Q: The story for Idaho is really one of population growth. What are your thoughts on the benefits and challenges for Meridian?
A: When I came here in 2010, it was right after the downturn. The opportunity we had at that time was to catch up with infrastructure. We were able to face this challenge with the growth because of our infrastructure and our ability to build that up. At this point, we are doing fairly well. We are working on our plan, and one of the things we don’t want to do is sprawl, so you will see more of those mixed developments. We have had to hire more planners, and we brought our building inspectors in-house. It is definitely a busy time, but I think we are handling that challenge very, very well.
One of the things employers look for when they come from out of state is available workers. Right now with our unemployment under 3 percent, it is a challenge for us. That in-migration means that we are refreshing that workforce and creating opportunities.

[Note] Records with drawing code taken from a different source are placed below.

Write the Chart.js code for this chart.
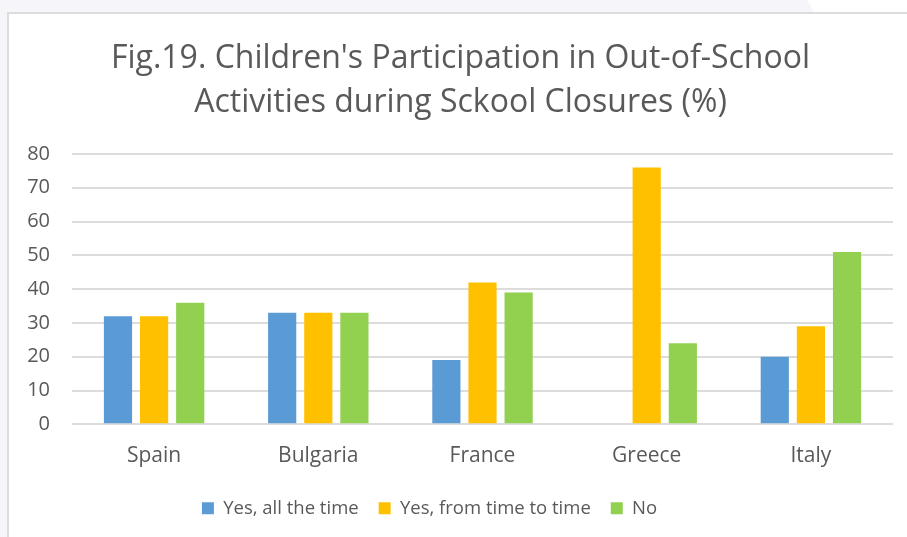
<!DOCTYPE html>
<html>
<head>
<meta charset="utf-8">
<script src="https://cdn.jsdelivr.net/npm/chart.js@4"></script>
<style>
  html, body { margin: 0; padding: 0; }
  body {
    width: 907px; height: 537px; overflow: hidden; position: relative;
    background: #f5f5fa;
  }
  #corner {
    position: absolute; left: 807px; top: 0; width: 120px; height: 14px;
    background: #ffffff; clip-path: polygon(0 0, 100% 0, 100% 100%, 8px 100%);
  }
  #frame {
    position: absolute; left: 7px; top: 12px; width: 912px; height: 530px;
    background: #ffffff; border-left: 2px solid #dcdcdc; border-top: 2px solid #dcdcdc;
  }
</style>
</head>
<body>
<div id="corner"></div>
<div id="frame"><canvas id="chart19" width="912" height="523"></canvas></div>
<script>
// Fig.19 - children's participation in out-of-school activities

const countries = ["Spain", "Bulgaria", "France", "Greece", "Italy"];
const yAllTheTime = [32, 33, 19, 0, 20];
const yFromTimeToTime = [32, 33, 42, 76, 29];
const noValues = [36, 33, 39, 24, 51];
const yTicks = [0, 10, 20, 30, 40, 50, 60, 70, 80];

const textColor = "#595959";
const fontFamily = "'Open Sans', sans-serif";

// moves the legend to where the original has it (a bit left, just under the axis labels)
const legendPlacer = {
  id: 'legendPlacer',
  afterLayout(chart) {
    const lg = chart.legend;
    const dy = 465 - lg.top;
    const dx = -31;
    lg.top += dy; lg.bottom += dy;
    lg.left += dx; lg.right += dx;
  }
};

function renderChart19() {
  const ctx = document.getElementById("chart19").getContext("2d");

  const makeSet = (label, data, color) => ({
    label: label,
    data: data,
    backgroundColor: color,
    borderWidth: 0,
    categoryPercentage: 0.66,
    barPercentage: 0.78
  });

  new Chart(ctx, {
    type: 'bar',
    data: {
      labels: countries,
      datasets: [
        makeSet('Yes, all the time', yAllTheTime, '#5B9BD5'),
        makeSet('Yes, from time to time', yFromTimeToTime, '#FFC000'),
        makeSet('No', noValues, '#92D050')
      ]
    },
    plugins: [legendPlacer],
    options: {
      responsive: false,
      animation: false,
      layout: { padding: { left: 19, right: 28, top: 0, bottom: 0 } },
      plugins: {
        title: {
          display: true,
          text: ["Fig.19. Children's Participation in Out-of-School", "Activities during Sckool Closures (%)"],
          color: textColor,
          font: { family: fontFamily, size: 32, weight: 'normal', lineHeight: 1.375 },
          padding: { top: 23, bottom: 29 }
        },
        legend: {
          position: 'bottom',
          labels: {
            color: textColor,
            font: { family: fontFamily, size: 18.5 },
            boxWidth: 12,
            boxHeight: 12,
            padding: 20
          }
        },
        tooltip: { enabled: false }
      },
      scales: {
        x: {
          grid: { display: false, drawTicks: false },
          border: { display: false },
          ticks: {
            color: textColor,
            font: { family: fontFamily, size: 21 },
            padding: 19.5
          }
        },
        y: {
          min: 0,
          max: 80,
          afterBuildTicks: axis => { axis.ticks = yTicks.map(v => ({ value: v })); },
          afterFit: axis => { axis.width = 44; },
          grid: { color: '#dcdcdc', lineWidth: 2, drawTicks: false },
          border: { display: false },
          ticks: {
            color: textColor,
            font: { family: fontFamily, size: 20 },
            padding: 22
          }
        }
      }
    }
  });
}

renderChart19();
</script>
</body>
</html>
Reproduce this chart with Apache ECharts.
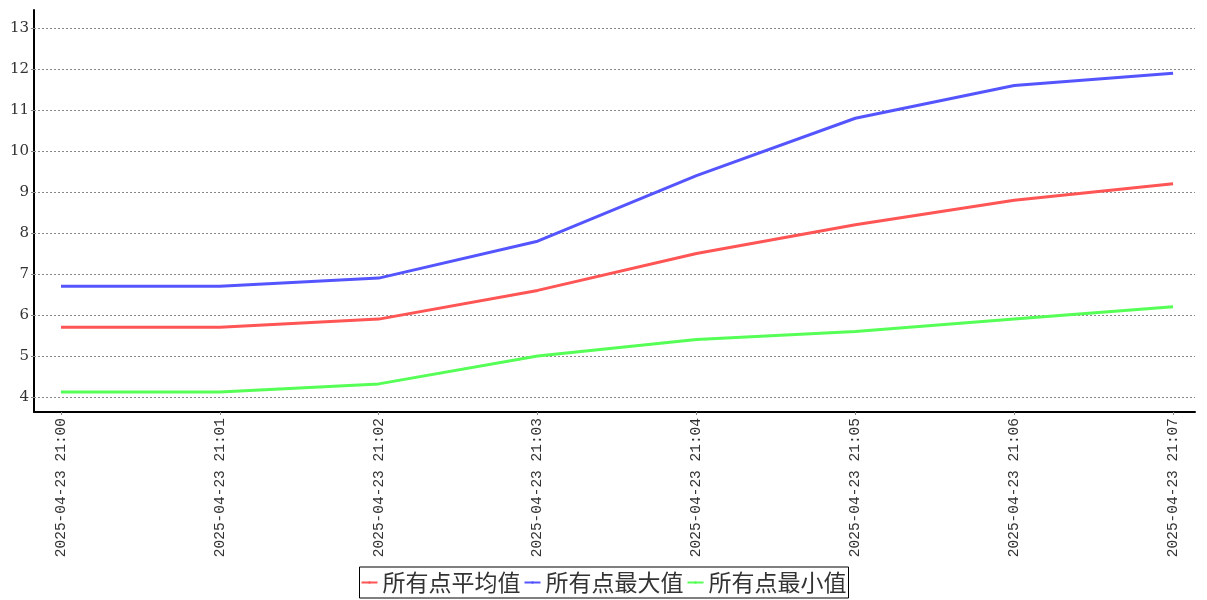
<!DOCTYPE html>
<html><head><meta charset="utf-8">
<script src="https://cdn.jsdelivr.net/npm/echarts@6/dist/echarts.min.js"></script>
<style>html,body{margin:0;padding:0;background:#fff}#c{width:1207px;height:600px}</style>
</head><body><div id="c"></div>
<script>
const categories = ['2025-04-23 21:00','2025-04-23 21:01','2025-04-23 21:02','2025-04-23 21:03','2025-04-23 21:04','2025-04-23 21:05','2025-04-23 21:06','2025-04-23 21:07'];
const seriesNames = ['所有点平均值','所有点最大值','所有点最小值'];
const avgValues = [5.7, 5.7, 5.9, 6.6, 7.5, 8.2, 8.8, 9.2];
const maxValues = [6.7, 6.7, 6.9, 7.8, 9.4, 10.8, 11.6, 11.9];
const minValues = [4.12, 4.12, 4.32, 5.0, 5.4, 5.6, 5.9, 6.2];
const yTicks = [4,5,6,7,8,9,10,11,12,13];
const colors = ['#FF5555','#5555FF','#55FF55'];

const xIdx = categories.map((c,i)=>i);
const toPairs = arr => arr.map((v,i)=>[i,v]);
const font = '"DejaVu Serif", "Liberation Serif", serif';
const monoFont = '"Liberation Mono", "DejaVu Sans Mono", monospace';

const chart = echarts.init(document.getElementById('c'), null, {renderer:'canvas'});
chart.setOption({
  animation:false,
  backgroundColor:'#fff',
  color: colors,
  grid:{left:34, right:12, top:10, bottom:188, containLabel:false},
  legend:{
    bottom:2, left:'center',
    data: seriesNames,
    borderColor:'#000', borderWidth:1, borderRadius:0,
    padding:[4,2,4,1],
    itemWidth:16, itemHeight:3, itemGap:3,
    textStyle:{fontFamily:'"Noto Sans CJK SC", sans-serif', fontSize:23, color:'#333'}
  },
  xAxis:{
    type:'value', min:-0.17, max:7.138,
    axisLine:{show:true, onZero:false, lineStyle:{color:'#000', width:2}},
    axisTick:{show:true, customValues:xIdx, length:3, lineStyle:{color:'#888'}},
    axisLabel:{show:true, customValues:xIdx, rotate:90, fontFamily:monoFont, fontSize:14.5, color:'#333', margin:6,
      formatter:v=>categories[Math.round(v)]},
    splitLine:{show:false}
  },
  yAxis:{
    type:'value', min:3.634, max:13.44,
    axisLine:{show:true, onZero:false, lineStyle:{color:'#000', width:2}},
    axisTick:{show:true, customValues:yTicks, length:3, lineStyle:{color:'#888'}},
    axisLabel:{show:true, customValues:yTicks, fontFamily:font, fontSize:15, color:'#333', margin:5},
    splitLine:{show:false}
  },
  series:[
    {name:seriesNames[0], type:'line', data:toPairs(avgValues), showSymbol:false, symbol:'none', lineStyle:{width:3}, z:3,
      markLine:{silent:true, symbol:['none','none'], label:{show:false},
        lineStyle:{color:'#888', type:[2,2], width:1}, data: yTicks.map(t=>({yAxis:t})), z:1}},
    {name:seriesNames[1], type:'line', data:toPairs(maxValues), showSymbol:false, symbol:'none', lineStyle:{width:3}, z:3},
    {name:seriesNames[2], type:'line', data:toPairs(minValues), showSymbol:false, symbol:'none', lineStyle:{width:3}, z:3}
  ]
});
</script></body></html>
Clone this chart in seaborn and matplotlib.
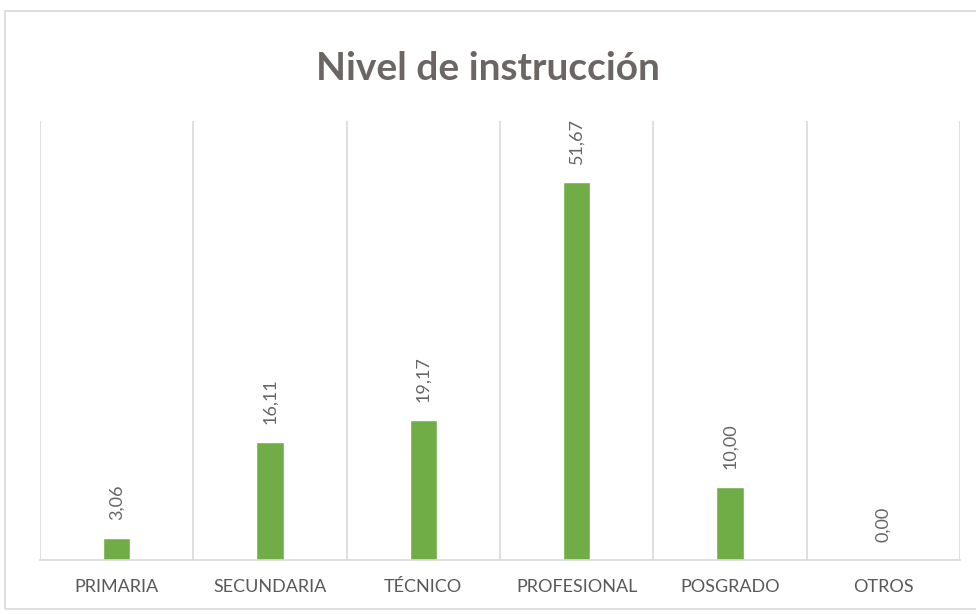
import matplotlib
matplotlib.use("Agg")
import matplotlib.pyplot as plt
import seaborn as sns
import pandas as pd
from matplotlib.patches import Rectangle

categories = ["PRIMARIA", "SECUNDARIA", "TÉCNICO", "PROFESIONAL", "POSGRADO", "OTROS"]
percentages = [3.06, 16.11, 19.17, 51.67, 10.00, 0.00]

df = pd.DataFrame({"nivel": categories, "pct": percentages})

sns.set_style("white")
plt.rcParams["font.family"] = ["Lato", "DejaVu Sans"]

fig = plt.figure(figsize=(9.76, 6.14), dpi=100)
ax = fig.add_axes([40 / 976, 54 / 614, 920 / 976, 439 / 614])

sns.barplot(data=df, x="nivel", y="pct", color="#70AD47", width=0.18,
            saturation=1, ax=ax)

# labels above bars, rotated like the Excel original
labels = [f"{v:.2f}".replace(".", ",") for v in percentages]
ax.bar_label(ax.containers[0], labels=labels, rotation=90, padding=13,
             fontsize=13, color="#666666")

ax.set_ylim(0, 60)
ax.set_xlim(-0.5, 5.5)
ax.set_yticks([])
ax.set_xlabel("")
ax.set_ylabel("")

# vertical separators between categories
ax.set_xticks([i - 0.5 for i in range(7)], minor=True)
ax.grid(axis="x", which="minor", color="#d9d9d9", linewidth=1.2)
ax.tick_params(axis="x", which="both", length=0, pad=14)
for lab in ax.get_xticklabels():
    lab.set_fontsize(13)
    lab.set_color("#595959")

for side in ["top", "left", "right"]:
    ax.spines[side].set_visible(False)
ax.spines["bottom"].set_color("#d9d9d9")
ax.spines["bottom"].set_linewidth(1.2)

fig.text(0.5, 1 - 68 / 614, "Nivel de instrucción", ha="center", va="center",
         fontsize=28, fontweight="bold", color="#6b6664")

fig.patches.append(Rectangle((5 / 976, 5 / 614), 975 / 976, 598 / 614,
                             transform=fig.transFigure, fill=False,
                             edgecolor="#d9d9d9", linewidth=1.2))

fig.savefig("out.png", dpi=100)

Q: Costco has caused a lot of conversation in Meridian. What is your take?
A: That got pretty big. I got a lot of records requests about that. Definitely a lot of press around the Costco. We went to our community and asked, ‘What are your thoughts about this?’ Seventy percent said they were definitely for it. That is an area that is growing up – lots of homes off of Chinden. They want to see those amenities close to them. People love Costco and they do pay a decent wage. Once the community supported it, we supported it.
Q: Is there anything else you’d like to highlight about Meridian’s future development?
A: We are not going to grow out of our congestion. We know that the congestion is just going to get heavier. What we can do is bring some of those family-wage jobs closer to where people live, going back to that mixed-use. On the retail front, there will be exciting things happening. I had a site selector come in from out of state say, ‘You have a water park. You have The Village. You have these great opportunities for these family experiences. Keep attracting those.’ I think you will see stores that really offer a family experience coming in.
I also think some of those larger stores that really put demands on us about customer demographics and lifestyle demographics are not going to be able to ignore us anymore. In the past, they’ve wanted big incentives and free land. I think they are going to have to come in. I think they are seeing that the stores that are not here should be represented here. We have a couple that have just called.